On the other hand, if the programs are not ambitious enough – treating the affected like untouchable museum pieces rather than people in need of genuine help – then the battle is lost before it has even started.

What Bachmann envisaged after accepting her Davis Peace grant was a third way; a means by which to deliver bona fide, life-changing aid without the people of Dindefelo having to put up their culture as collateral.  To that end, she spent the better part of her summer trying to bring her ideas to life.

Much as the potter works in clay or the sculptor in marble, Bachmann’s medium was garbage.  Prior to her sojourn, the village’s waste management strategy could best be described as nonexistent.  Housewives, when cleaning their homes, would sweep rubbish – both organic and inorganic – into their yards, where, incidentally, the family’s corn and peanuts would grow. 

Something had to give.  

Bachmann’s and her colleagues’ solution was simple: fifty oil drums, when sawed in half, made perfect trash cans.  Spread out across a town that takes twenty minutes to walk from end to end, these provided much-needed uniformity.  Meanwhile, two men were hired to dispose of the refuse to a nearby landfill vis-à-vis cart and donkey.
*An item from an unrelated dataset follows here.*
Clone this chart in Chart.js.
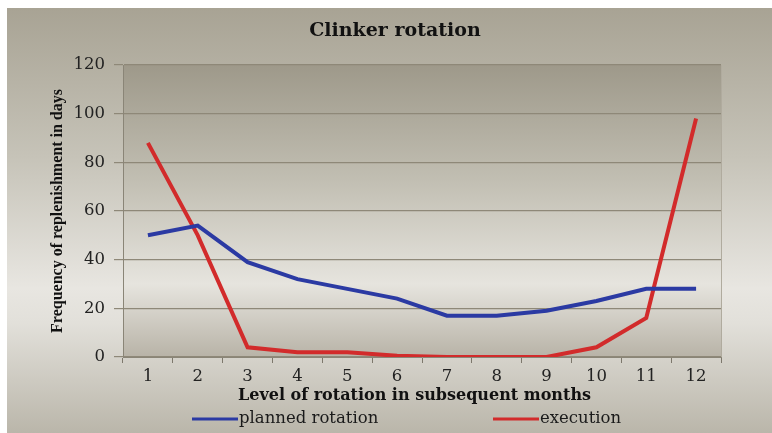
<!DOCTYPE html>
<html>
<head>
<meta charset="utf-8">
<script src="https://cdn.jsdelivr.net/npm/chart.js@4"></script>
<style>
  html, body { margin: 0; padding: 0; background: #fff; }
  #wrap { width: 772px; height: 433px; }
</style>
</head>
<body>
<div id="wrap"><canvas id="myChart"></canvas></div>
<script>
const months = ["1", "2", "3", "4", "5", "6", "7", "8", "9", "10", "11", "12"]
const planned = [50, 54, 39, 32, 28, 24, 17, 17, 19, 23, 28, 28]
const execution = [88, 50, 4, 2, 2, 0.5, 0, 0, 0, 4, 16, 98]

const chartTitle = "Clinker rotation"
const xTitle = "Level of rotation in subsequent months"
const yTitle = "Frequency of replenishment in days"

const wide = "'DejaVu Serif', serif"
const narrow = "'Liberation Serif', 'Times New Roman', serif"

// the titles sit a little off centre in the original
const shift = {}
shift[chartTitle] = 14.5
shift[xTitle] = -7.5

const nudge = {
    id: 'nudge',
    install(chart) {
        const ctx = chart.ctx
        const orig = ctx.fillText.bind(ctx)
        ctx.fillText = function (t, x, y, mw) {
            const dx = shift[t]
            if (dx) return orig(t, x + dx, y)
            return mw === undefined ? orig(t, x, y) : orig(t, x, y, mw)
        }
    }
}

// grey/white gradient frame like the office chart
const background = {
    id: 'background',
    beforeDraw(chart) {
        const ctx = chart.ctx
        const a = chart.chartArea
        ctx.save()
        ctx.fillStyle = '#ffffff'
        ctx.fillRect(0, 0, chart.width, chart.height)

        let g = ctx.createLinearGradient(0, 8, 0, chart.height)
        g.addColorStop(0, '#a8a394')
        g.addColorStop(0.35, '#c6c3b8')
        g.addColorStop(0.66, '#e8e6e1')
        g.addColorStop(0.74, '#e2e0da')
        g.addColorStop(1, '#bab6aa')
        ctx.fillStyle = g
        ctx.fillRect(7, 8, chart.width - 7, chart.height - 8)

        g = ctx.createLinearGradient(0, a.top, 0, a.bottom)
        g.addColorStop(0, '#9e998a')
        g.addColorStop(0.4, '#c2bfb3')
        g.addColorStop(0.75, '#e6e4de')
        g.addColorStop(1, '#b8b3a7')
        ctx.fillStyle = g
        ctx.fillRect(a.left, a.top, a.right - a.left, a.bottom - a.top)
        ctx.strokeStyle = '#b0ab9e'
        ctx.lineWidth = 1
        ctx.beginPath()
        ctx.moveTo(a.right + 0.5, a.top)
        ctx.lineTo(a.right + 0.5, a.bottom)
        ctx.stroke()
        ctx.restore()
    }
}

// legend drawn under the axis title
const bottomLegend = {
    id: 'bottomLegend',
    afterDraw(chart) {
        const ctx = chart.ctx
        const ds = chart.data.datasets
        const xs = [192, 493]
        const y = 419
        ctx.save()
        ctx.font = "16.5px " + wide
        ctx.fillStyle = '#1a1a1a'
        ctx.textBaseline = 'middle'
        ds.forEach((d, i) => {
            ctx.strokeStyle = d.borderColor
            ctx.lineWidth = 3
            ctx.beginPath()
            ctx.moveTo(xs[i], y)
            ctx.lineTo(xs[i] + 46, y)
            ctx.stroke()
            ctx.fillText(d.label, xs[i] + 47, y)
        })
        ctx.restore()
    }
}

const data = {
    labels: months,
    datasets: [{
        label: "planned rotation",
        data: planned,
        borderColor: '#2b3aa3',
        borderWidth: 4
    }, {
        label: "execution",
        data: execution,
        borderColor: '#d22b2b',
        borderWidth: 4
    }]
}

const config = {
    type: 'line',
    data: data,
    plugins: [nudge, background, bottomLegend],
    options: {
        responsive: true,
        maintainAspectRatio: false,
        animation: false,
        layout: { padding: { left: 40, right: 51, top: 8, bottom: 24 } },
        elements: { point: { radius: 0 }, line: { tension: 0 } },
        plugins: {
            legend: { display: false },
            tooltip: { enabled: false },
            title: {
                display: true,
                text: chartTitle,
                color: '#111',
                font: { family: wide, size: 19, weight: 'bold' },
                padding: { top: 11.6, bottom: 22.6 }
            }
        },
        scales: {
            x: {
                offset: true,
                grid: { offset: true, drawOnChartArea: false, tickLength: 6, color: '#7d786c' },
                border: { color: '#8a8577' },
                ticks: { color: '#222', padding: 4, font: { family: wide, size: 16.5 } },
                title: {
                    display: true,
                    text: xTitle,
                    color: '#111',
                    font: { family: wide, size: 16, weight: 'bold' },
                    padding: { top: 0, bottom: 4 }
                },
                afterFit(scale) { scale.height = 52 }
            },
            y: {
                min: 0,
                max: 120,
                ticks: { stepSize: 20, color: '#222', padding: 9, font: { family: wide, size: 16.5 } },
                grid: { color: '#8e8878', lineWidth: 1.2, tickLength: 9 },
                border: { color: '#8a8577' },
                title: {
                    display: true,
                    text: yTitle,
                    color: '#111',
                    font: { family: narrow, size: 16, weight: 'bold' },
                    padding: { top: 8 }
                },
                afterFit(scale) { scale.width = 83 }
            }
        }
    }
}

const myChart = new Chart(document.getElementById("myChart"), config)
</script>
</body>
</html>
Like any endeavor on the scale of Bachmann’s, she confronted circumstances that both eased her way as well as gave her unforeseen headaches.  On the positive side of the equation, there was already a preexisting desire within the village to create a healthier waste management infrastructure; consequently, not only did Bachmann have an abundant supply of teenaged volunteers at her disposal, but she never had to worry about things falling apart once she returned stateside.

“The fact that I left was inconsequential, and that was a good thing.”  Furthermore, Bachmann was the only foreigner (read, non-Senegalese) to be working on the project, thus avoiding the suspicion that it was anything but an African venture designed by Africans for Africans.   Accusations of Western bullying and conniving were simply not tenable.

Having spent her post high school gap year in the same village, Bachmann thought she knew what to expect the second time around.  But even a few months torn from the calendar can dramatically change what occurs on the ground.

On her prior African adventure, she had been present in from September through April.  This time around, however, the unabating summer months inflicted their price on her hard work and fruitful ideas.  For one, the near constant deluge of rain often kept villagers indoors, and whenever sunshine managed to break through, they would be working their farmsteads, leaving precious finite time for organizing and planning the garbage project.

Furthermore, Bachmann’s time coincided with an election local campaign that saw many women and children recruited into the ranks of ambitious politicians.  Finally, the holy month of Ramadan, which mandates fasting from dawn until dusk, is observed in predominantly Muslim Senegal.  Without consistent nourishment throughout the day (Bachmann fasted too), she found it difficult to exert the kind of energy she had expected.

All in all, Bachmann found the work hard but rewarding, and hopes to see the village she has come to know so well flourish.